** start DATA EXCERPT **

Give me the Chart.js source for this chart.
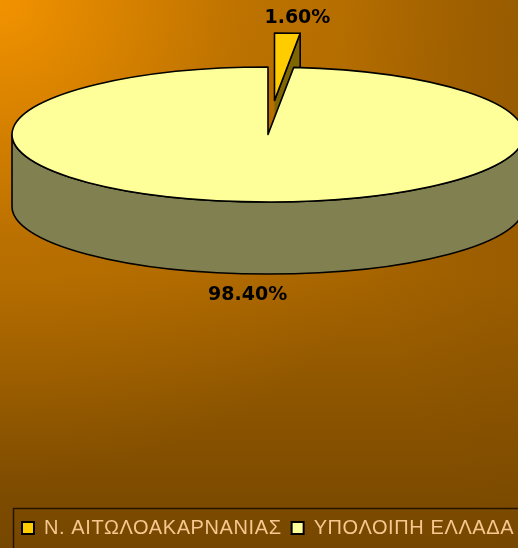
<!DOCTYPE html>
<html>
<head>
<meta charset="utf-8">
<script src="https://cdn.jsdelivr.net/npm/chart.js@4/dist/chart.umd.min.js"></script>
<style>
html,body{margin:0;padding:0;width:518px;height:548px;overflow:hidden;background:#784800}
#wrap{width:580px;height:548px}
canvas{display:block}
</style>
</head>
<body>
<div id="wrap"><canvas id="c" width="580" height="548"></canvas></div>
<script>
// ---- data ----
const categories = ['Ν. ΑΙΤΩΛΟΑΚΑΡΝΑΝΙΑΣ', 'ΥΠΟΛΟΙΠΗ ΕΛΛΑΔΑ'];
const shares = [1.6, 98.4];

// ---- styling (kept apart from the data) ----
const STYLE = {
  top: ['#ffcc00', '#ffff99'],
  side: ['#806600', '#808050'],
  explode: [0.505, 0],          // fraction of radius
  ellipse: { cx: 268, cy: 134.5, rx: 256, ry: 67.5, depth: 72 }
};

function frontSegments(s, e) {
  const out = [];
  for (let k = -1; k <= 1; k++) {
    const a = Math.max(s, 2 * Math.PI * k), b = Math.min(e, Math.PI + 2 * Math.PI * k);
    if (b > a) out.push([a, b]);
  }
  return out;
}

const bgPlugin = {
  id: 'bg',
  beforeLayout(chart) { chart.ctx.letterSpacing = '0.6px'; },
  beforeDraw(chart) {
    const { ctx, width, height } = chart;
    ctx.save();
    let g = ctx.createLinearGradient(0, 0, 0, 548);
    g.addColorStop(0, 'rgb(172,104,0)');
    g.addColorStop(0.5, 'rgb(166,100,0)');
    g.addColorStop(0.78, 'rgb(136,82,0)');
    g.addColorStop(1, 'rgb(118,71,0)');
    ctx.fillStyle = g; ctx.fillRect(0, 0, width, height);
    g = ctx.createRadialGradient(0, 0, 0, 0, 0, 480);
    g.addColorStop(0, 'rgba(242,146,0,1)');
    g.addColorStop(0.5, 'rgba(242,146,0,0.25)');
    g.addColorStop(1, 'rgba(242,146,0,0)');
    ctx.fillStyle = g; ctx.fillRect(0, 0, width, height);
    ctx.save();
    ctx.translate(600, 0);
    ctx.scale(1, 600 / 260);
    g = ctx.createRadialGradient(0, 0, 0, 0, 0, 260);
    g.addColorStop(0, 'rgba(110,64,0,0.45)');
    g.addColorStop(1, 'rgba(110,64,0,0)');
    ctx.fillStyle = g; ctx.fillRect(-700, -10, 800, 300);
    ctx.restore();
    ctx.restore();
  },
  afterDraw(chart) {
    const L = chart.legend, ctx = chart.ctx;
    ctx.save();
    ctx.strokeStyle = '#241400';
    ctx.lineWidth = 1.5;
    ctx.strokeRect(L.left + 1.5, L.top + 0.5, 1000, 1000);
    ctx.restore();
  }
};

const pie3dPlugin = {
  id: 'pie3d',
  beforeDatasetsDraw(chart) {
    const ctx = chart.ctx;
    const E = STYLE.ellipse, D = E.depth;
    const arcs = chart.getDatasetMeta(0).data;
    const R = arcs[0].outerRadius;
    const sx = E.rx / R, sy = E.ry / R;
    const G = arcs.map((arc, i) => {
      const mid = (arc.startAngle + arc.endAngle) / 2;
      const off = STYLE.explode[i] * R;
      return { i, arc, s: arc.startAngle, e: arc.endAngle, mid,
        cx: E.cx + Math.cos(mid) * off * sx, cy: E.cy + Math.sin(mid) * off * sy };
    }).sort((a, b) => Math.sin(a.mid) - Math.sin(b.mid));

    ctx.save();
    ctx.letterSpacing = '0px';
    ctx.lineJoin = 'round';
    ctx.lineWidth = 1.6;
    ctx.strokeStyle = '#000';
    G.forEach(g => {
      // radial faces
      [[g.e, Math.cos(g.e) > 0.001], [g.s, -Math.cos(g.s) > 0.001]].forEach(([ang, vis]) => {
        if (!vis) return;
        const px = g.cx + E.rx * Math.cos(ang), py = g.cy + E.ry * Math.sin(ang);
        ctx.beginPath();
        ctx.moveTo(g.cx, g.cy); ctx.lineTo(px, py); ctx.lineTo(px, py + D); ctx.lineTo(g.cx, g.cy + D);
        ctx.closePath();
        ctx.fillStyle = STYLE.side[g.i]; ctx.fill();
        ctx.beginPath();
        ctx.moveTo(g.cx, g.cy); ctx.lineTo(px, py); ctx.lineTo(px, py + D); ctx.lineTo(g.cx, g.cy + D);
        ctx.stroke();
      });
      // outer wall
      frontSegments(g.s, g.e).forEach(([a, b]) => {
        ctx.beginPath();
        ctx.ellipse(g.cx, g.cy, E.rx, E.ry, 0, a, b, false);
        ctx.lineTo(g.cx + E.rx * Math.cos(b), g.cy + E.ry * Math.sin(b) + D);
        ctx.ellipse(g.cx, g.cy + D, E.rx, E.ry, 0, b, a, true);
        ctx.closePath();
        ctx.fillStyle = STYLE.side[g.i]; ctx.fill(); ctx.stroke();
      });
      // top face drawn by the library's arc element
      ctx.save();
      ctx.translate(g.cx, g.cy); ctx.scale(sx, sy); ctx.translate(-g.arc.x, -g.arc.y);
      g.arc.draw(ctx);
      ctx.restore();
      ctx.beginPath();
      ctx.moveTo(g.cx, g.cy);
      ctx.ellipse(g.cx, g.cy, E.rx, E.ry, 0, g.s, g.e, false);
      ctx.closePath();
      ctx.stroke();
    });
    // labels
    ctx.font = 'bold 19px "DejaVu Sans", sans-serif';
    ctx.fillStyle = '#000';
    ctx.textAlign = 'center';
    ctx.textBaseline = 'alphabetic';
    G.forEach(g => {
      const dx = Math.cos(g.mid), dy = Math.sin(g.mid);
      const px = g.cx + E.rx * dx;
      let py = g.cy + E.ry * dy;
      const txt = shares[g.i].toFixed(2) + '%';
      if (dy < 0) ctx.fillText(txt, px + dx * 200, py - 10);
      else ctx.fillText(txt, px + dx * 150, py + D + 26);
    });
    ctx.restore();
    return false;
  }
};

new Chart(document.getElementById('c'), {
  type: 'pie',
  data: {
    labels: categories,
    datasets: [{
      data: shares,
      backgroundColor: STYLE.top,
      borderWidth: 0,
      clip: false
    }]
  },
  options: {
    responsive: false,
    animation: false,
    events: [],
    radius: 200,
    layout: { padding: { left: 12, right: 0, top: 0, bottom: 0 } },
    plugins: {
      tooltip: { enabled: false },
      legend: {
        position: 'bottom',
        align: 'start',
        labels: {
          boxWidth: 12,
          boxHeight: 12,
          padding: 10,
          color: '#f6c890',
          font: { family: '"Liberation Sans", Arial, sans-serif', size: 20 },
          generateLabels(chart) {
            const items = Chart.overrides.doughnut.plugins.legend.labels.generateLabels(chart);
            return items.map(it => Object.assign({}, it, { strokeStyle: '#000', lineWidth: 2 }));
          }
        }
      }
    }
  },
  plugins: [bgPlugin, pie3dPlugin]
});
</script>
</body>
</html>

** end DATA EXCERPT **

§ **TASK PROMPT**:
Restate the full listing verbatim and drop every picture.

§ **EXERCISE RESPONSE**:
Give me the Chart.js source for this chart.
<!DOCTYPE html>
<html>
<head>
<meta charset="utf-8">
<script src="https://cdn.jsdelivr.net/npm/chart.js@4/dist/chart.umd.min.js"></script>
<style>
html,body{margin:0;padding:0;width:518px;height:548px;overflow:hidden;background:#784800}
#wrap{width:580px;height:548px}
canvas{display:block}
</style>
</head>
<body>
<div id="wrap"><canvas id="c" width="580" height="548"></canvas></div>
<script>
// ---- data ----
const categories = ['Ν. ΑΙΤΩΛΟΑΚΑΡΝΑΝΙΑΣ', 'ΥΠΟΛΟΙΠΗ ΕΛΛΑΔΑ'];
const shares = [1.6, 98.4];

// ---- styling (kept apart from the data) ----
const STYLE = {
  top: ['#ffcc00', '#ffff99'],
  side: ['#806600', '#808050'],
  explode: [0.505, 0],          // fraction of radius
  ellipse: { cx: 268, cy: 134.5, rx: 256, ry: 67.5, depth: 72 }
};

function frontSegments(s, e) {
  const out = [];
  for (let k = -1; k <= 1; k++) {
    const a = Math.max(s, 2 * Math.PI * k), b = Math.min(e, Math.PI + 2 * Math.PI * k);
    if (b > a) out.push([a, b]);
  }
  return out;
}

const bgPlugin = {
  id: 'bg',
  beforeLayout(chart) { chart.ctx.letterSpacing = '0.6px'; },
  beforeDraw(chart) {
    const { ctx, width, height } = chart;
    ctx.save();
    let g = ctx.createLinearGradient(0, 0, 0, 548);
    g.addColorStop(0, 'rgb(172,104,0)');
    g.addColorStop(0.5, 'rgb(166,100,0)');
    g.addColorStop(0.78, 'rgb(136,82,0)');
    g.addColorStop(1, 'rgb(118,71,0)');
    ctx.fillStyle = g; ctx.fillRect(0, 0, width, height);
    g = ctx.createRadialGradient(0, 0, 0, 0, 0, 480);
    g.addColorStop(0, 'rgba(242,146,0,1)');
    g.addColorStop(0.5, 'rgba(242,146,0,0.25)');
    g.addColorStop(1, 'rgba(242,146,0,0)');
    ctx.fillStyle = g; ctx.fillRect(0, 0, width, height);
    ctx.save();
    ctx.translate(600, 0);
    ctx.scale(1, 600 / 260);
    g = ctx.createRadialGradient(0, 0, 0, 0, 0, 260);
    g.addColorStop(0, 'rgba(110,64,0,0.45)');
    g.addColorStop(1, 'rgba(110,64,0,0)');
    ctx.fillStyle = g; ctx.fillRect(-700, -10, 800, 300);
    ctx.restore();
    ctx.restore();
  },
  afterDraw(chart) {
    const L = chart.legend, ctx = chart.ctx;
    ctx.save();
    ctx.strokeStyle = '#241400';
    ctx.lineWidth = 1.5;
    ctx.strokeRect(L.left + 1.5, L.top + 0.5, 1000, 1000);
    ctx.restore();
  }
};

const pie3dPlugin = {
  id: 'pie3d',
  beforeDatasetsDraw(chart) {
    const ctx = chart.ctx;
    const E = STYLE.ellipse, D = E.depth;
    const arcs = chart.getDatasetMeta(0).data;
    const R = arcs[0].outerRadius;
    const sx = E.rx / R, sy = E.ry / R;
    const G = arcs.map((arc, i) => {
      const mid = (arc.startAngle + arc.endAngle) / 2;
      const off = STYLE.explode[i] * R;
      return { i, arc, s: arc.startAngle, e: arc.endAngle, mid,
        cx: E.cx + Math.cos(mid) * off * sx, cy: E.cy + Math.sin(mid) * off * sy };
    }).sort((a, b) => Math.sin(a.mid) - Math.sin(b.mid));

    ctx.save();
    ctx.letterSpacing = '0px';
    ctx.lineJoin = 'round';
    ctx.lineWidth = 1.6;
    ctx.strokeStyle = '#000';
    G.forEach(g => {
      // radial faces
      [[g.e, Math.cos(g.e) > 0.001], [g.s, -Math.cos(g.s) > 0.001]].forEach(([ang, vis]) => {
        if (!vis) return;
        const px = g.cx + E.rx * Math.cos(ang), py = g.cy + E.ry * Math.sin(ang);
        ctx.beginPath();
        ctx.moveTo(g.cx, g.cy); ctx.lineTo(px, py); ctx.lineTo(px, py + D); ctx.lineTo(g.cx, g.cy + D);
        ctx.closePath();
        ctx.fillStyle = STYLE.side[g.i]; ctx.fill();
        ctx.beginPath();
        ctx.moveTo(g.cx, g.cy); ctx.lineTo(px, py); ctx.lineTo(px, py + D); ctx.lineTo(g.cx, g.cy + D);
        ctx.stroke();
      });
      // outer wall
      frontSegments(g.s, g.e).forEach(([a, b]) => {
        ctx.beginPath();
        ctx.ellipse(g.cx, g.cy, E.rx, E.ry, 0, a, b, false);
        ctx.lineTo(g.cx + E.rx * Math.cos(b), g.cy + E.ry * Math.sin(b) + D);
        ctx.ellipse(g.cx, g.cy + D, E.rx, E.ry, 0, b, a, true);
        ctx.closePath();
        ctx.fillStyle = STYLE.side[g.i]; ctx.fill(); ctx.stroke();
      });
      // top face drawn by the library's arc element
      ctx.save();
      ctx.translate(g.cx, g.cy); ctx.scale(sx, sy); ctx.translate(-g.arc.x, -g.arc.y);
      g.arc.draw(ctx);
      ctx.restore();
      ctx.beginPath();
      ctx.moveTo(g.cx, g.cy);
      ctx.ellipse(g.cx, g.cy, E.rx, E.ry, 0, g.s, g.e, false);
      ctx.closePath();
      ctx.stroke();
    });
    // labels
    ctx.font = 'bold 19px "DejaVu Sans", sans-serif';
    ctx.fillStyle = '#000';
    ctx.textAlign = 'center';
    ctx.textBaseline = 'alphabetic';
    G.forEach(g => {
      const dx = Math.cos(g.mid), dy = Math.sin(g.mid);
      const px = g.cx + E.rx * dx;
      let py = g.cy + E.ry * dy;
      const txt = shares[g.i].toFixed(2) + '%';
      if (dy < 0) ctx.fillText(txt, px + dx * 200, py - 10);
      else ctx.fillText(txt, px + dx * 150, py + D + 26);
    });
    ctx.restore();
    return false;
  }
};

new Chart(document.getElementById('c'), {
  type: 'pie',
  data: {
    labels: categories,
    datasets: [{
      data: shares,
      backgroundColor: STYLE.top,
      borderWidth: 0,
      clip: false
    }]
  },
  options: {
    responsive: false,
    animation: false,
    events: [],
    radius: 200,
    layout: { padding: { left: 12, right: 0, top: 0, bottom: 0 } },
    plugins: {
      tooltip: { enabled: false },
      legend: {
        position: 'bottom',
        align: 'start',
        labels: {
          boxWidth: 12,
          boxHeight: 12,
          padding: 10,
          color: '#f6c890',
          font: { family: '"Liberation Sans", Arial, sans-serif', size: 20 },
          generateLabels(chart) {
            const items = Chart.overrides.doughnut.plugins.legend.labels.generateLabels(chart);
            return items.map(it => Object.assign({}, it, { strokeStyle: '#000', lineWidth: 2 }));
          }
        }
      }
    }
  },
  plugins: [bgPlugin, pie3dPlugin]
});
</script>
</body>
</html>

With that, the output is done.